TBS-1 was about bank loans made to steel, power and infrastructure sector companies during the investment boom of 2004-11 turning bad. TBS-2 is largely a post-demonetisation phenomenon involving non-banking financial companies (NBFCs) and real estate firms. After demonetisation, considerable amounts of cash made their way to banks, who on-lent a major part of that to NBFCs. The NBFCs, in turn, channeled this money to the real estate sector. By 2017-18, NBFCs were accounting for roughly half of the estimated Rs 5,00,000 crore of outstanding real estate loans.
According to Subramanian, the collapse of IL&FS in September 2018 was a “seismic event” not only because of the Rs 90,000 crore-plus debts of the infrastructure-cum-lending behemoth, but also its “prompting markets to wake up and reassess the entire NBFC sector”.
What the markets discovered was profoundly disturbing. A lot of NBFC lending in the recent period was concentrated in one particular industry — real estate — which itself was in a precarious situation. At the end of June 2019, the total number of unsold houses/flats in the top 8 cities was almost 10 lakh, valued at Rs 8 lakh crore or equivalent to about 4 years’ of sales.
Once the extent of their exposure to real estate became known after IL&FS went belly-up, banks as well as mutual funds virtually stopped lending to NBFCs. “In some ways, this may have been India’s version of the US housing bubble,” Subramanian and Felman argue.
Worse, it has created a new wave of stress for banks, some of whose credit to NBFCs amount to 10-14 per cent of their loan books.
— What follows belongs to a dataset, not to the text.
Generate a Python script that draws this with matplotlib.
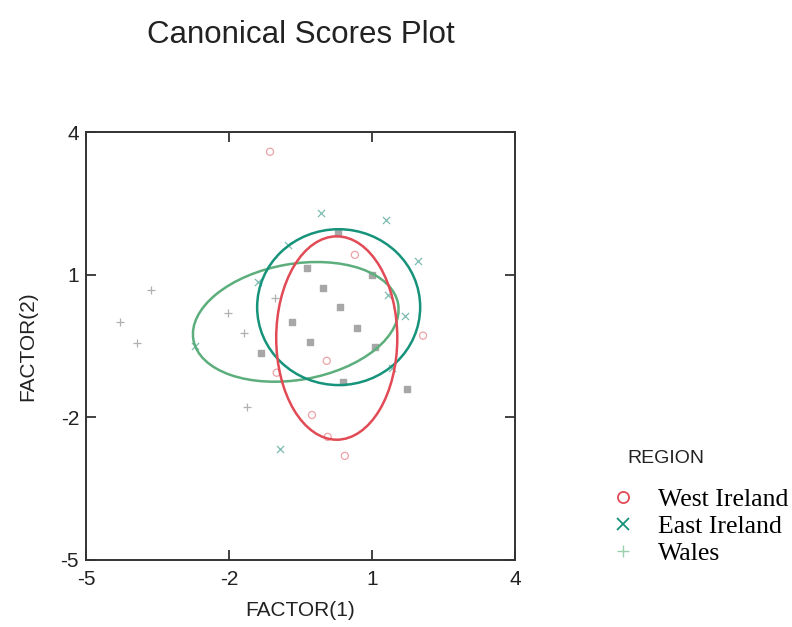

With banks turning cautious — on top of fund-starved NBFCs that had emerged as a key source of lending for small businesses and consumer durable purchases in the post-demonetisation period — flow of commercial credit has collapsed from a peak of Rs 20 lakh crore in 2018-19 to “virtually nothing” in the first six months of this fiscal.
Subramanian and Felman say that India is now facing a situation of an unresolved legacy TBS problem along with a fresh TBS-2 crisis, both of which have pushed the economy into a downward spiral. “High rates and little credit are causing the economy to slow, thereby intensifying the stress on the corporate sector and on the financial system itself, “which then prompts the financial sector to become even more cautious”.
The current slowdown, they note, is worrisome not just because GDP growth has slowed down to 4.5 per cent in the second quarter of 2019-20. Even more distressing is the disaggregated data. “The growth of consumer goods production has virtually ground to a halt; production of investment goods is falling. Indicators of exports, imports, and government revenues are all close to negative territory. These indicators suggest the economy’s illness is severe…[this] slowdown seems closer to the 1991 balance of payments crisis,”, they add.